Why did Hamas think it could commit horrifying atrocities and get rewarded for it politically? It worked for the PLO, didn’t it.
On Shemini Atzeret, 1982, parents brought their children to the Great Synagogue for the local tradition of Birkat HaYeladim, when the rabbi blesses the children on that day. As they were preparing to leave after the service, PLO terrorists attacked with hand grenades and a machine gun, killing 2-year-old Stefano Tache and wounding 34 people, including his 4-year-old brother and parents.
According to the documents revealed Friday, Italian internal intelligence, then-known as Servizio per le Informazioni e la Sicurezza Democratica (SISDE), sent several warnings to the government that groups of Palestinian students “intended” to attack Jewish targets in Rome. At the top of the list of possible targets was the synagogue.
A follow-up warning sent to the Italian interior ministry cited a “usually reliable source” as saying the Abu Nidal group planned to carry out an attack during the Jewish holiday period and was likely to hit Jewish sites as the Israeli embassy was too well guarded.
But despite the warnings, not only was security not increased, but on the day of the attack, the police vehicle that usually stood outside the synagogue on holidays was absent, the documents showed.
There have been recent allegations of a secret deal between the Islamic terrorists and the Italian government.
“The Italian media”, recalls Lisa Palmieri-Billig, “bombarded public opinion with headlines and hateful drawings reminiscent of the Nazi era, describing the bombing of ‘Jewish planes’ with the Star of David and disgusting ‘Israelis’ about to happily torture innocent Palestinians or crucify a Palestinian Christ”.
At the end of June, a large anti-war rally called by the trade unions had a macabre outcome, when some demonstrators went as far as the old ghetto in Rome to lay a coffin in front of the synagogue.
Until 2008, when, on the eve of the 26th anniversary of the attack, the former Prime Minister and President of the Republic Francesco Cossiga, then in his eighties, decided to reveal some shocking new information.
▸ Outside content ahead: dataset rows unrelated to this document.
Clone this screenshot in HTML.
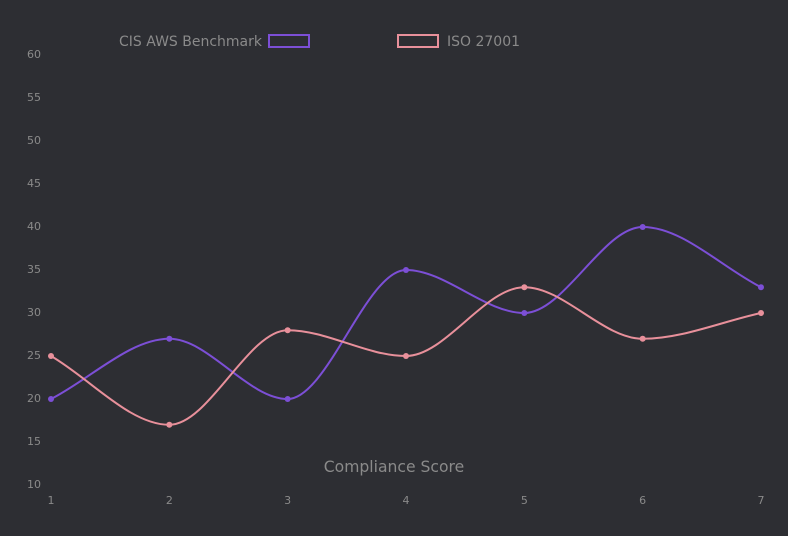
<!DOCTYPE html>
<html><head><meta charset="utf-8"><style>
html,body{margin:0;padding:0;background:#2d2e33;}
svg{display:block;font-family:"DejaVu Sans","Liberation Sans",sans-serif;}
</style></head><body>
<svg id="chart" width="788" height="536" viewBox="0 0 788 536">
<rect width="788" height="536" fill="#2d2e33"/>
<g id="yaxis"></g>
<g id="xaxis"></g>
<text x="394" y="472" text-anchor="middle" font-size="15.6" fill="#8a8a8a">Compliance Score</text>
<g>
<text x="262" y="46" text-anchor="end" font-size="14" fill="#8a8a8a">CIS AWS Benchmark</text>
<rect x="269" y="35" width="40" height="12" fill="none" stroke="#7c4fd6" stroke-width="2"/>
</g>
<g>
<rect x="398" y="35" width="40" height="12" fill="none" stroke="#e8909b" stroke-width="2"/>
<text x="447" y="46" font-size="14" fill="#8a8a8a">ISO 27001</text>
</g>
<g id="series"></g>
</svg>
<script>
const categories = [1,2,3,4,5,6,7];
const cisValues = [20,27,20,35,30,40,33];
const isoValues = [25,17,28,25,33,27,30];
const yTicks = [10,15,20,25,30,35,40,45,50,55,60];

const NS = "http://www.w3.org/2000/svg";
const x0 = 51, x1 = 761, yTop = 54, yBot = 484, yMin = 10, yMax = 60;
function xScale(i){ return x0 + (x1 - x0) * i / (categories.length - 1); }
function yScale(v){ return yBot + 1 - (v - yMin) / (yMax - yMin) * (yBot - yTop); }

const yg = document.getElementById('yaxis');
yTicks.forEach(t => {
  const el = document.createElementNS(NS,'text');
  el.setAttribute('x', 41); el.setAttribute('y', yBot - (t - yMin) / (yMax - yMin) * (yBot - yTop) + 4);
  el.setAttribute('text-anchor','end'); el.setAttribute('font-size','11');
  el.setAttribute('fill','#8a8a8a');
  
  
  el.textContent = t; yg.appendChild(el);
});
const xg = document.getElementById('xaxis');
categories.forEach((c,i) => {
  const el = document.createElementNS(NS,'text');
  el.setAttribute('x', xScale(i)); el.setAttribute('y', 504);
  el.setAttribute('text-anchor','middle'); el.setAttribute('font-size','11');
  el.setAttribute('fill','#8a8a8a');
  
  
  el.textContent = c; xg.appendChild(el);
});

function monotonePath(pts){
  const n = pts.length, dx = [], s = [], m = [];
  for (let i=0;i<n-1;i++){ dx[i]=pts[i+1][0]-pts[i][0]; s[i]=(pts[i+1][1]-pts[i][1])/dx[i]; }
  for (let i=0;i<n;i++){
    if (i===0) m[i]=s[0];
    else if (i===n-1) m[i]=s[n-2];
    else if (s[i-1]*s[i]<=0) m[i]=0;
    else m[i]=(s[i-1]+s[i])/2;
  }
  for (let i=0;i<n-1;i++){
    if (s[i]===0){ m[i]=0; m[i+1]=0; continue; }
    const a=m[i]/s[i], b=m[i+1]/s[i], h=a*a+b*b;
    if (h>9){ const t=3/Math.sqrt(h); m[i]=t*a*s[i]; m[i+1]=t*b*s[i]; }
  }
  let d = `M${pts[0][0]},${pts[0][1]}`;
  for (let i=0;i<n-1;i++){
    const h=dx[i]/3;
    d += ` C${pts[i][0]+h},${pts[i][1]+m[i]*h} ${pts[i+1][0]-h},${pts[i+1][1]-m[i+1]*h} ${pts[i+1][0]},${pts[i+1][1]}`;
  }
  return d;
}
const sg = document.getElementById('series');
function drawSeries(vals, color, name){
  const pts = vals.map((v,i) => [xScale(i), yScale(v)]);
  const path = document.createElementNS(NS,'path');
  path.setAttribute('d', monotonePath(pts));
  path.setAttribute('fill','none'); path.setAttribute('stroke', color);
  path.setAttribute('stroke-width','2');
  
  
  sg.appendChild(path);
  pts.forEach(p => {
    const c = document.createElementNS(NS,'circle');
    c.setAttribute('cx', p[0]); c.setAttribute('cy', p[1]); c.setAttribute('r', 3);
    c.setAttribute('fill', color);
    
    
    sg.appendChild(c);
  });
}
drawSeries(cisValues, '#7c4fd6', 'cis');
drawSeries(isoValues, '#e8909b', 'iso');
</script>
</body></html>
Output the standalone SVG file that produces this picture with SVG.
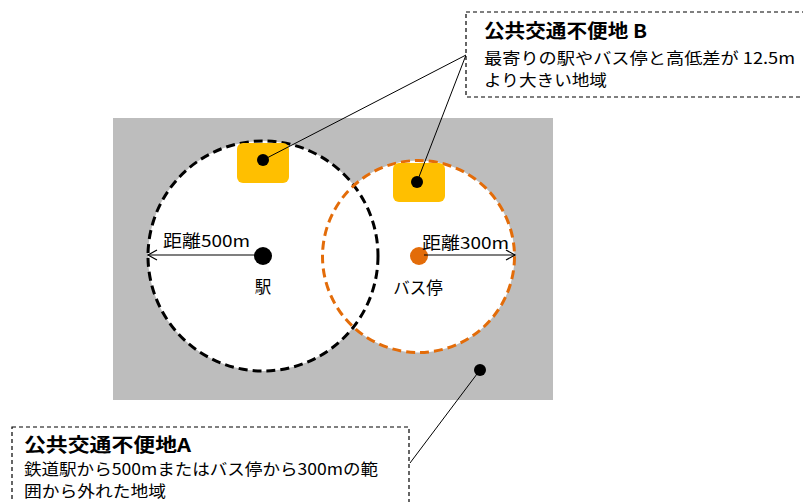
<svg xmlns="http://www.w3.org/2000/svg" width="803" height="502" viewBox="0 0 803 502">
<defs>
<style>
text{font-family:"Noto Sans CJK JP","Noto Sans",sans-serif;fill:#000}
.t{font-size:16px}
.s{font-size:16.5px}
.b{font-size:19px;font-weight:bold}
.box{fill:#fff;stroke:#000;stroke-width:1.2;stroke-dasharray:4 3}
.lead{stroke:#000;stroke-width:1;fill:none}
.dot{fill:#000}
.ylw{fill:#FFBF00}
</style>
<marker id="ah" markerWidth="12" markerHeight="12" refX="10" refY="6" orient="auto" markerUnits="userSpaceOnUse">
<path d="M1,1 L10,6 L1,11" fill="none" stroke="#000" stroke-width="1.2"/>
</marker>
</defs>
<rect width="803" height="502" fill="#fff"/>
<g id="area">
<rect x="113" y="118" width="440" height="282" fill="#BDBDBD"/>
</g>
<g id="station-area">
<circle cx="263" cy="256" r="115" fill="#fff"/>
</g>
<g id="bus-area">
<circle cx="418.5" cy="256.5" r="96" fill="#fff"/>
</g>
<g id="circles">
<circle cx="263" cy="256" r="115" fill="none" stroke="#000" stroke-width="3" stroke-dasharray="9 5"/>
<circle cx="418.5" cy="256.5" r="96" fill="none" stroke="#E36C09" stroke-width="3" stroke-dasharray="9 5"/>
</g>
<g id="hill1">
<rect class="ylw" x="237" y="143" width="52" height="40" rx="6"/>
</g>
<g id="hill2">
<rect class="ylw" x="393" y="163" width="52" height="39" rx="6"/>
</g>
<g id="station">
<circle class="dot" cx="263" cy="256" r="9"/>
<text class="s" x="263" y="293" text-anchor="middle">駅</text>
</g>
<g id="bus">
<circle cx="419" cy="256" r="9" fill="#E36C09"/>
<text class="s" x="418" y="294" text-anchor="middle">バス停</text>
</g>
<g id="connectors">
<line x1="256" y1="255" x2="148" y2="255" stroke="#000" stroke-width="1.2" marker-end="url(#ah)"/>
<line x1="424" y1="255" x2="515" y2="255" stroke="#000" stroke-width="1.2" marker-end="url(#ah)"/>
<line class="lead" x1="263" y1="160" x2="466" y2="55"/>
<line class="lead" x1="417" y1="182" x2="466" y2="55"/>
<line class="lead" x1="480" y1="370" x2="410" y2="463"/>
</g>
<g id="labels">
<text class="s" x="163" y="247" textLength="87" lengthAdjust="spacingAndGlyphs">距離500m</text>
<text class="s" x="422" y="249" textLength="87" lengthAdjust="spacingAndGlyphs">距離300m</text>
</g>
<g id="points">
<circle class="dot" cx="263" cy="160" r="6"/>
<circle class="dot" cx="417" cy="182" r="6"/>
<circle class="dot" cx="480" cy="370" r="6"/>
</g>
<g id="boxB">
<rect class="box" x="466" y="12" width="338" height="85"/>
<text class="b" x="484" y="38" textLength="163" lengthAdjust="spacingAndGlyphs">公共交通不便地 B</text>
<text class="t" x="484" y="64" textLength="311" lengthAdjust="spacingAndGlyphs">最寄りの駅やバス停と高低差が 12.5m</text>
<text class="t" x="484" y="86" textLength="123" lengthAdjust="spacingAndGlyphs">より大きい地域</text>
</g>
<g id="boxA">
<rect class="box" x="12" y="427" width="397" height="80"/>
<text class="b" x="24" y="452" textLength="167" lengthAdjust="spacingAndGlyphs">公共交通不便地A</text>
<text class="t" x="24" y="475" textLength="354" lengthAdjust="spacingAndGlyphs">鉄道駅から500mまたはバス停から300mの範</text>
<text class="t" x="24" y="497" textLength="142" lengthAdjust="spacingAndGlyphs">囲から外れた地域</text>
</g>
</svg>
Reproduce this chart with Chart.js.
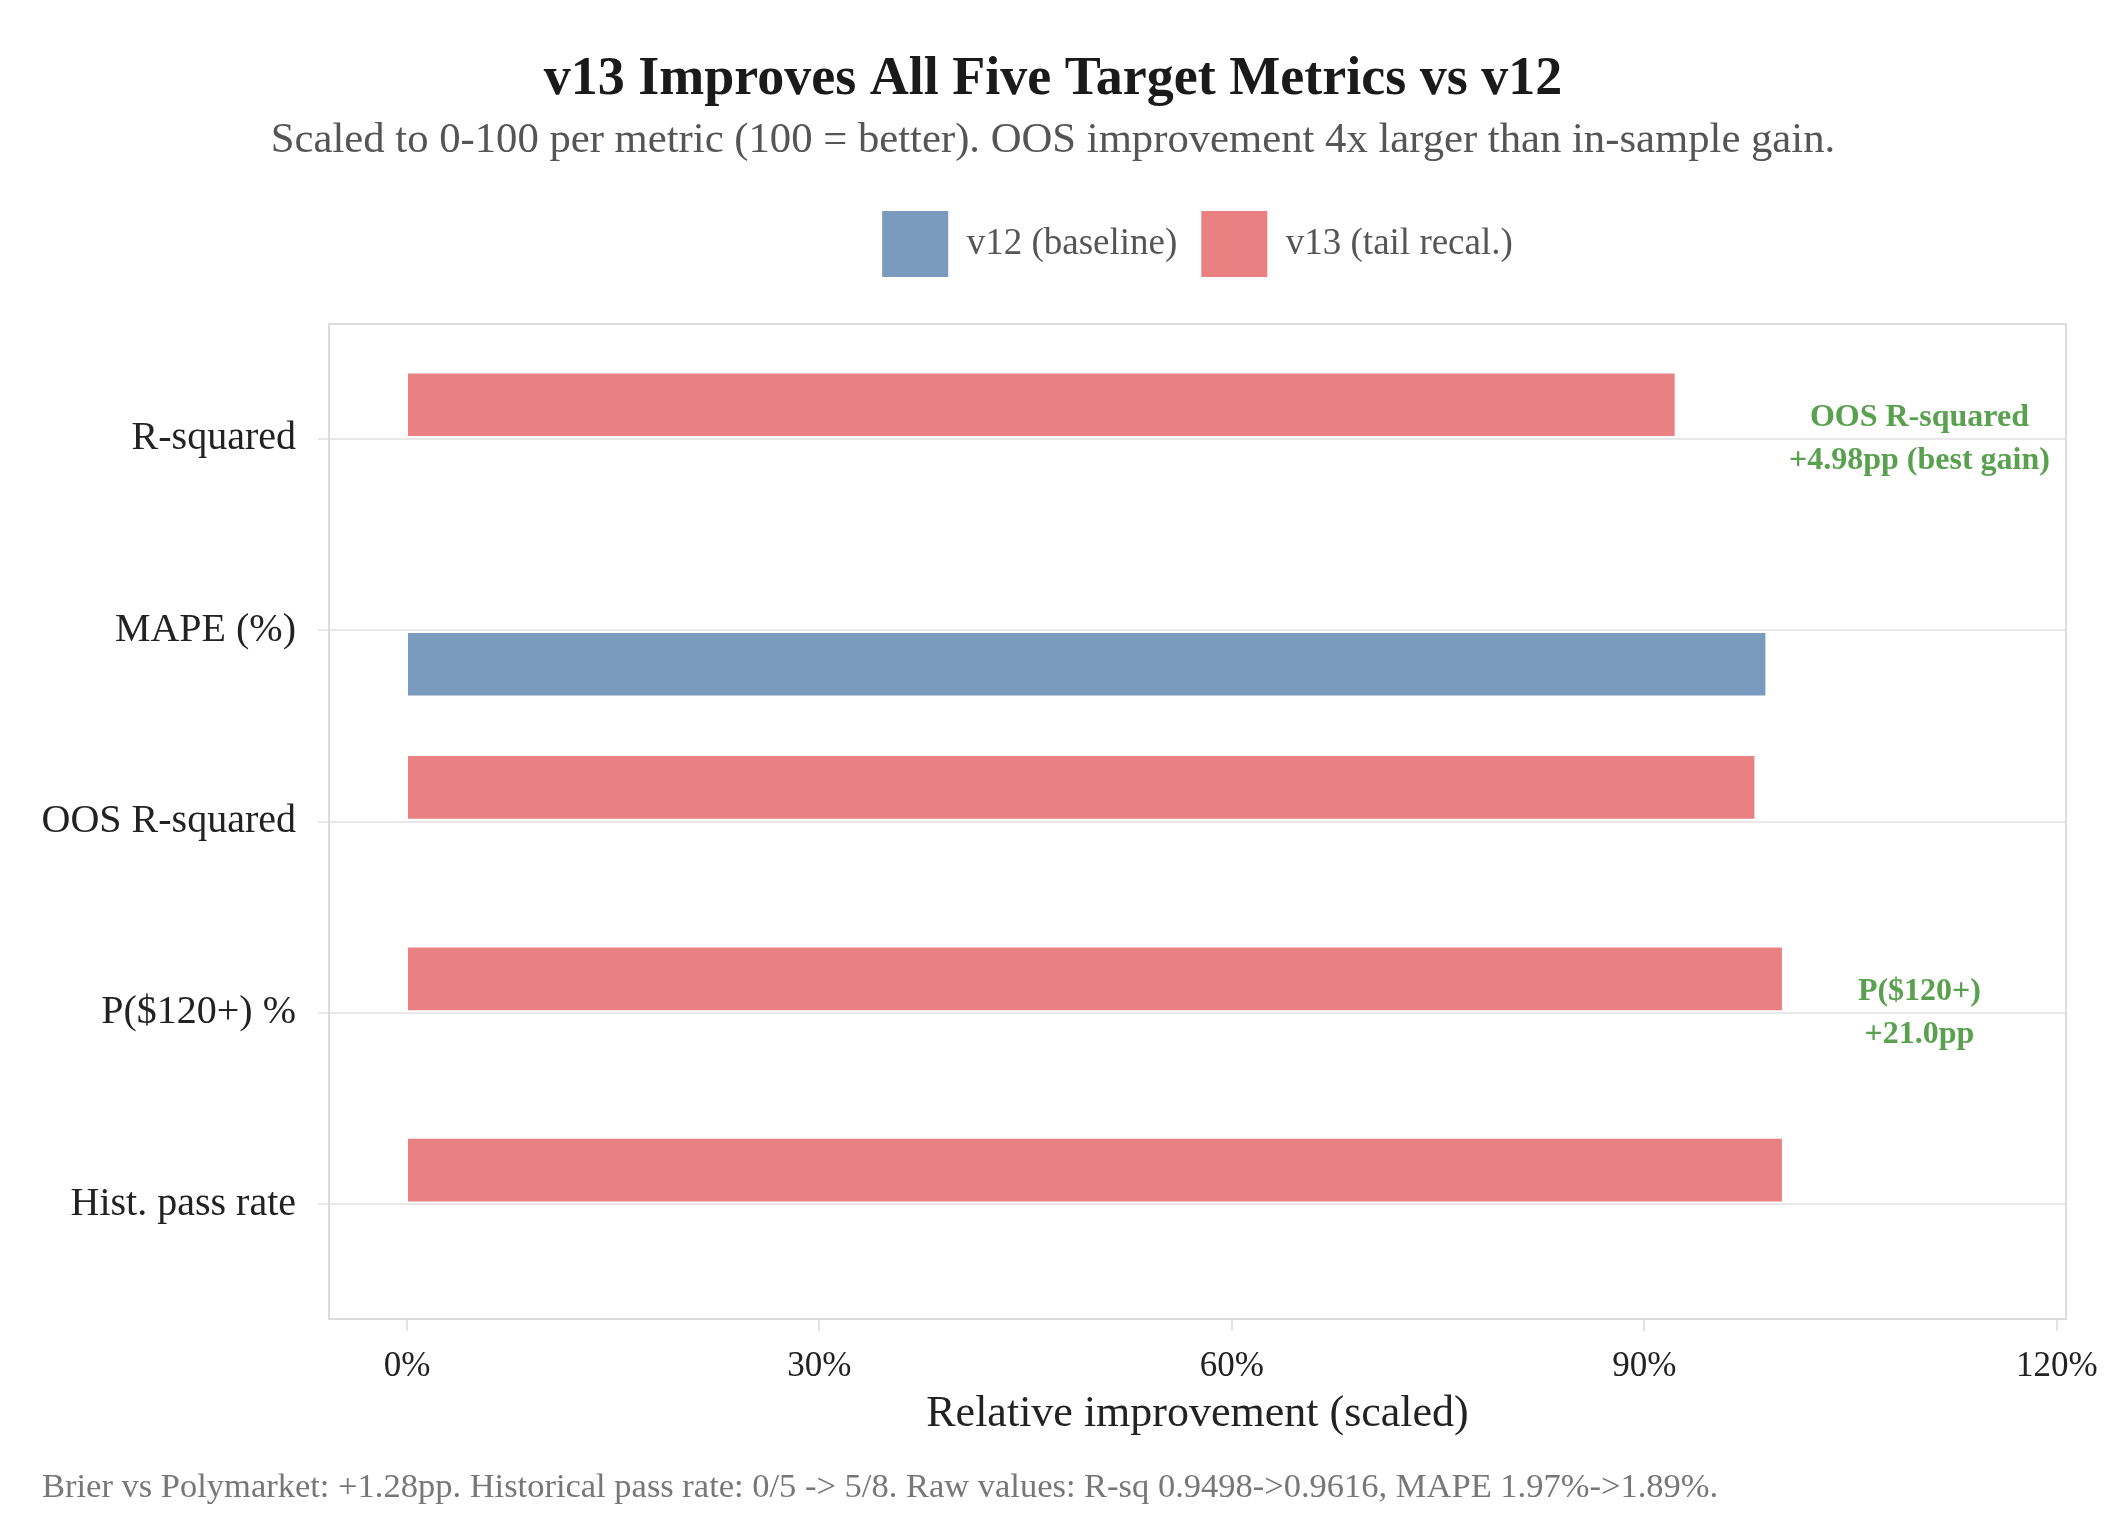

First, in an interview with Corriere della Sera, he revealed the existence of a secret agreement between the Italian state apparatus and the main Palestinian forces – referred to as the “Moro Pact”, named after the former Prime Minister and leader of the Christian Democracy, Aldo Moro – aimed at allowing the latter the free movement of men and weapons on Italian territory in return for the protection of the country and its citizens against terrorist actions. Then, under the pressure of questions from the Italian correspondent of the Israeli newspaper Yediot Aharonot, he clarified that in fact Zionist objectives would be excluded from the scope of this agreement. Italian Jews, in other words, could have been hit with impunity. “We sold you out”, he summarised to the Israeli journalist.
All of this serves as the background to the vandalism of the plaque memorializing the murdered 2-year-old boy.
The memorial plaque commemorating Michael Stefano Gaj Taché, on the wall of the Beth Michael Synagogue, was defaced with black spray paint, according to photographs shared by the Jewish Community of Rome, the Union of Italian Jewish Communities, and the Union of Young Jews of Italy.
“Free Palestine” was spray-painted nearby, on the wall of the Monteverde Vecchio neighborhood’s synagogue.
That toddler’s murder is a reminder of what ‘Free Palestine’ really means. And when we forget, the Muslim terrorists and their apologists remind us.